Orson Scott Card is one of my all-time favorite sci-fi authors—heck, he's one of my all-time favorite authors, period. So I was very excited when I started seeing trailers for the movie version of Ender's Game, a classic Card novel from 1985 that led to a long line of sequels and now prequels. I was even more excited when I found out that I could attend the premier of the movie on October 28, 2013, four days before it opened to the general public on November 1.
This most excellent opportunity was offered to me by TCL, the huge Chinese consumer-electronics company that recently bought the naming rights to the famous (originally Grauman's, then Mann's) Chinese Theater in Hollywood, CA, where the premier was held. It was supposed to be a full-blown red-carpet affair, but the carpet was black and a light rain dampened the festivities. Still, the 932 seats were filled by the time the movie started.
Our seats were in a special "skybox" reserved for TCL—near the upper-left, back corner of the entire auditorium, so not the best seats in the house for experiencing a movie. To the theater's credit, some small surround speakers were installed in the walls of the box, yielding a somewhat reasonable surround effect.

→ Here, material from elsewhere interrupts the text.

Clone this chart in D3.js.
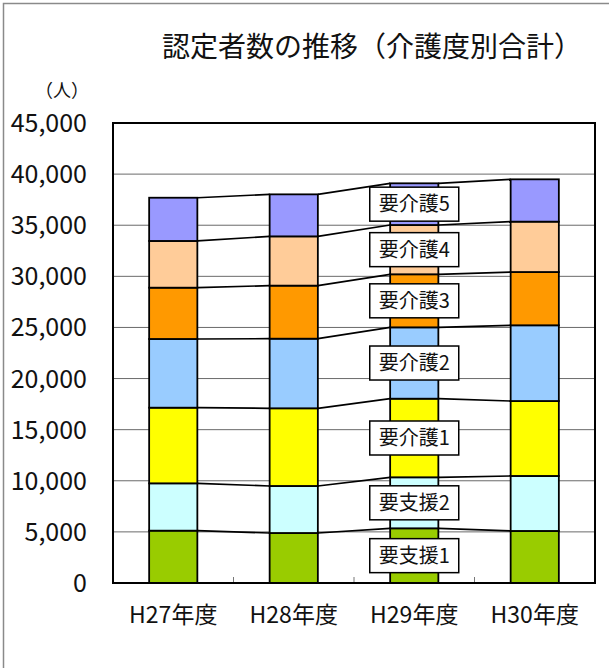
<!DOCTYPE html>
<html>
<head>
<meta charset="utf-8">
<script src="https://cdn.jsdelivr.net/npm/d3@7"></script>
<style>
  html, body { margin: 0; padding: 0; background: #fff; }
  svg { display: block; }
  text { font-family: "Noto Sans CJK JP", "Noto Sans", sans-serif; fill: #111; }
</style>
</head>
<body>
<svg id="chart" width="609" height="668"></svg>
<script>
// Fiscal years (categories)
const years = ["H27年度", "H28年度", "H29年度", "H30年度"];

// Care levels, stacked bottom to top
const levels = ["要支援1", "要支援2", "要介護1", "要介護2", "要介護3", "要介護4", "要介護5"];
const levelColors = ["#99CC00", "#CCFFFF", "#FFFF00", "#99CCFF", "#FF9900", "#FFCC99", "#9999FF"];

// Certified persons per level, one value per fiscal year
const shien1 = [5120, 4890, 5350, 5090];
const shien2 = [4630, 4600, 4990, 5380];
const kaigo1 = [7400, 7600, 7690, 7330];
const kaigo2 = [6720, 6810, 6980, 7410];
const kaigo3 = [5020, 5190, 5190, 5210];
const kaigo4 = [4570, 4820, 4820, 4930];
const kaigo5 = [4230, 4110, 4080, 4140];
const seriesValues = [shien1, shien2, kaigo1, kaigo2, kaigo3, kaigo4, kaigo5];

// Y axis ticks
const yTicks = [0, 5000, 10000, 15000, 20000, 25000, 30000, 35000, 40000, 45000];

const title = "認定者数の推移（介護度別合計）";
const unitLabel = "（人）";
// Year whose bar carries the level captions
const captionYear = "H29年度";

const svg = d3.select("#chart");

// Outer frame
svg.append("path")
  .attr("d", "M3.5,668 V3.5 H609")
  .attr("fill", "none")
  .attr("stroke", "#8a8a8a")
  .attr("stroke-width", 1.5);

const plot = { left: 113, right: 595, top: 123, bottom: 583 };

const rows = years.map((y, i) => {
  const r = { year: y };
  levels.forEach((lv, k) => { r[lv] = seriesValues[k][i]; });
  return r;
});
const stacked = d3.stack().keys(levels)(rows);

const x = d3.scaleBand()
  .domain(years)
  .range([plot.left, plot.right])
  .paddingInner(0.6)
  .paddingOuter(0.3);

const y = d3.scaleLinear()
  .domain([0, 45000])
  .range([plot.bottom, plot.top]);

// Gridlines
svg.append("g")
  .selectAll("line")
  .data(yTicks.filter(t => t > 0 && t < 45000))
  .join("line")
  .attr("x1", plot.left).attr("x2", plot.right)
  .attr("y1", d => y(d)).attr("y2", d => y(d))
  .attr("stroke", "#6a6a6a")
  .attr("stroke-width", 1);

// Small inward ticks between categories on the bottom axis
const gap = x.step() - x.bandwidth();
svg.append("g")
  .selectAll("line")
  .data(years.slice(1))
  .join("line")
  .attr("x1", d => x(d) - gap / 2)
  .attr("x2", d => x(d) - gap / 2)
  .attr("y1", plot.bottom)
  .attr("y2", plot.bottom - 6)
  .attr("stroke", "#777")
  .attr("stroke-width", 1);

// Series lines joining the tops of matching segments
const lineG = svg.append("g");
stacked.forEach(layer => {
  for (let i = 0; i < years.length - 1; i++) {
    lineG.append("line")
      .attr("x1", x(years[i]) + x.bandwidth())
      .attr("y1", y(layer[i][1]))
      .attr("x2", x(years[i + 1]))
      .attr("y2", y(layer[i + 1][1]))
      .attr("stroke", "#000")
      .attr("stroke-width", 1.7);
  }
});

// Stacked bars
svg.append("g")
  .selectAll("g")
  .data(stacked)
  .join("g")
  .attr("fill", (d, k) => levelColors[k])
  .selectAll("rect")
  .data(d => d)
  .join("rect")
  .attr("x", d => x(d.data.year))
  .attr("y", d => y(d[1]))
  .attr("width", x.bandwidth())
  .attr("height", d => y(d[0]) - y(d[1]))
  .attr("stroke", "#000")
  .attr("stroke-width", 1.8);

// Plot border
svg.append("rect")
  .attr("x", plot.left).attr("y", plot.top)
  .attr("width", plot.right - plot.left)
  .attr("height", plot.bottom - plot.top)
  .attr("fill", "none")
  .attr("stroke", "#000")
  .attr("stroke-width", 2);

// Level captions on the chosen year's bar
const ci = years.indexOf(captionYear);
const capG = svg.append("g");
stacked.forEach((layer, k) => {
  const cx = x(captionYear) + x.bandwidth() / 2;
  const cy = y((layer[ci][0] + layer[ci][1]) / 2);
  capG.append("rect")
    .attr("x", cx - 44.5).attr("y", cy - 17)
    .attr("width", 89).attr("height", 34)
    .attr("fill", "#fff")
    .attr("stroke", "#000")
    .attr("stroke-width", 1.5);
  capG.append("text")
    .attr("x", cx).attr("y", cy)
    .attr("dy", "0.36em")
    .attr("text-anchor", "middle")
    .attr("font-size", 20)
    .text(levels[k]);
});

// Y axis labels
svg.append("g")
  .selectAll("text")
  .data(yTicks)
  .join("text")
  .attr("x", 87)
  .attr("y", d => y(d))
  .attr("dy", "0.36em")
  .attr("text-anchor", "end")
  .attr("font-size", 25)
  .text(d => d3.format(",")(d));

// X axis labels
svg.append("g")
  .selectAll("text")
  .data(years)
  .join("text")
  .attr("x", d => x(d) + x.bandwidth() / 2)
  .attr("y", 623)
  .attr("text-anchor", "middle")
  .attr("font-size", 23)
  .text(d => d);

// Unit label
svg.append("text")
  .attr("x", 62).attr("y", 97)
  .attr("text-anchor", "middle")
  .attr("font-size", 18)
  .text(unitLabel);

// Title
svg.append("text")
  .attr("x", 372).attr("y", 57)
  .attr("text-anchor", "middle")
  .attr("font-size", 28)
  .text(title);
</script>
</body>
</html>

The premier was in the main theater, which was recently converted into an Imax room with stadium seating and a screen measuring 94x46 feet—the third largest in North America. Two 2K Imax projectors (based on a Barco chassis) were used, even though the movie was in 2D. The projectionist—and AVS member—Thomas Larsen told me that he was getting 22 footlamberts of peak light off the screen.
As in all digital Imax theaters, two Imax 2K DLP projectors were used for the premier of Ender's Game.
I can't say much about the presentation because I was sitting in such a compromised location, which I knew ahead of time, so I didn't bring my sound-level meter; I'll take it when I see it again (which I will—it's really good, as I'll share shortly). It was too loud only a few times, and dialog intelligibility was pretty poor, probably because of my location. Also, the black level seemed pretty high, and dark scenes looked a bit washed out, probably because of the dual projectors and silver, presumably high-gain 3D screen. But most of the time, the image looked quite good.
The CGI effects are marvelous, really beautiful. In fact, many scenes seem made for 3D, though director Gavin Hood decided to keep it 2D because of his concerns about the deep-space battle scenes and the extensive use of long lenses. I wasn't all that impressed with the simulation of weightlessness—it looked pretty clear that the actors were hanging from wire harnesses that had been digitally removed in post production. The soundtrack has a Dolby Atmos version, which I will certainly seek out next time.
Movies are now delivered to theaters as a DCP (Digital Cinema Package) on a hard drive, though it's still called a "reel." This one is for Thor: The Dark World, which opens November 8.
Because I saw the movie before the public, I'm not going to give any spoilers here. Those who have read the book already know the plot and the twist at the end, which are fairly faithfully represented. (Of course, there are many expediencies and condensations to compress a 300-page novel into a 2-hour movie, a concept that Peter Jackson must have forgotten when making the Hobbit movies.) I've read the book, but I tried to imagine what the movie would be like for those who haven't, and I think it fills in enough of the backstory with voiceovers to make sense to them.
Even better, some of Card's wonderful characterizations are retained—it's not just another mindless shoot-'em-up. Yes, there is plenty of action, from battle scenes to personal conflicts, but there is also some depth and complexity to the characters and relationships, which is conveyed quite nicely. It's definitely a thinking person's movie, which is why it could possibly fail at the box office. I really hope it succeeds, but it might be too thoughtful for a mass audience.